Trotz nach wie vor starker Worte flaut der Protest der Ärzte gegen Seehofer merklich ab. Dialogbereitschaft und Mitgestalten sind jetzt die Stichworte, nicht mehr Streik und Agitation im Wartezimmer. Die Forderung eines Delegierten, Seehofer müsse zurücktreten, weil seine Pläne verfassungswidrig seien, war denn auch schon eher ein exotischer Vorschlag. „Wir wollen sachlich bleiben“, war das Motto des Tages. Immerhin habe Gesundheitsminister Seehofer am Vorabend die Alternativvorschläge der Kassenärzte als tragfähige Grundlage für gemeinsame Gespräche bezeichnet, vermeldete der Vorsitzende der Kassenärztlichen Bundesvereinigung, Ulrich Oesingmann, befriedigt. Zwei Arbeitsgruppen sollen nächste Woche ihre Tätigkeit aufnehmen, die sich mit ambulantem Operieren und Arzneimittelfinanzierung beschäftigen sollen. Auch der zunächst mit Pfiffen begrüßte Vorsitzende vom Hartmannbund, Hans-Jürgen Thomas, wurde schließlich mit Beifall belohnt. Er hatte alle noch am Vortag beim Kassenärztetag aufgebrochenen Konfliktpunkte einfach unter den Tisch fallen lassen und erging sich in konservativen Allgemeinplätzen. Weder wiederholte Thomas die Forderung, Gespräche über die Gesundheitsreform zu boykottieren, noch rechtfertigte er die von der Pharmaindustrie finanzierte Protestaktion des Hartmannbundes.

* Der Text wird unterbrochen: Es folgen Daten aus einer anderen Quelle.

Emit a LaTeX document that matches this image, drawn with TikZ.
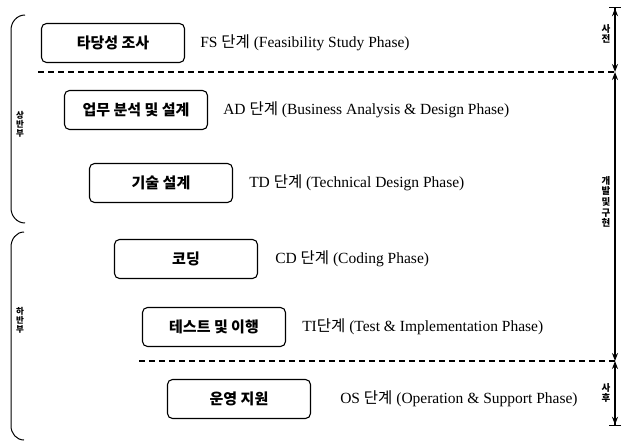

Vor dem Beitrag des Berliner Ärztekammerpräsidenten Ellis Huber kam Spannung auf im Saal; Trillerpfeifen waren verteilt worden. Huber hatte in den letzten Wochen seinem Berufsstand nicht nur Raffgier vorgeworfen, sondern auch die enge Kollaboration der Weißkittel mit der Pharmaindustrie angeprangert. Gestern aber gab er sich fast kleinlaut, formulierte vor allem das Verbindende der Versammelten: „Wir müssen die Selbstverwaltung zurückgewinnen. Alle hier im Saal wollen Reformen.“ Beinahe glücklich eilte daraufhin der Vizepräsident des Ärztetages Hoppe zum Mikrofon: Heute habe Huber sein „Saulus-Paulus-Erlebnis“ gehabt.

Ganz im Harmoniesog stimmte die Versammlung dann auch dafür, den Entschließungsantrag des bei den demokratischen Ärzten engagierten Hermann Schulte-Sasse an den Vorstand der Bundesärztekammer zu verweisen. Die dort geäußerten Gedanken könnten dann in die Verhandlungen mit einfließen, so der Sitzungsleiter. Tatsächlich aber ist wohl kaum damit zu rechnen, daß die Standesvertreter die Einführung der Zweiklassenmedizin durch „Regel- und Wahlleistungen“ ablehnen und die Verantwortung für die Verschreibungspraxis selbst übernehmen, so wie es in dem Antrag heißt. Und auch die Einschätzung, daß viel zuviel sinnlose Diagnostik betrieben wird, weil das den Ärzten gute Gewinne bringt, war gestern in Köln eine völlige Außenseiterposition. Die ärztlichen Standesvertretungen sehen keinen Grund zur Selbstkritik: Sie fühlen die Ethik ganz auf ihrer Seite.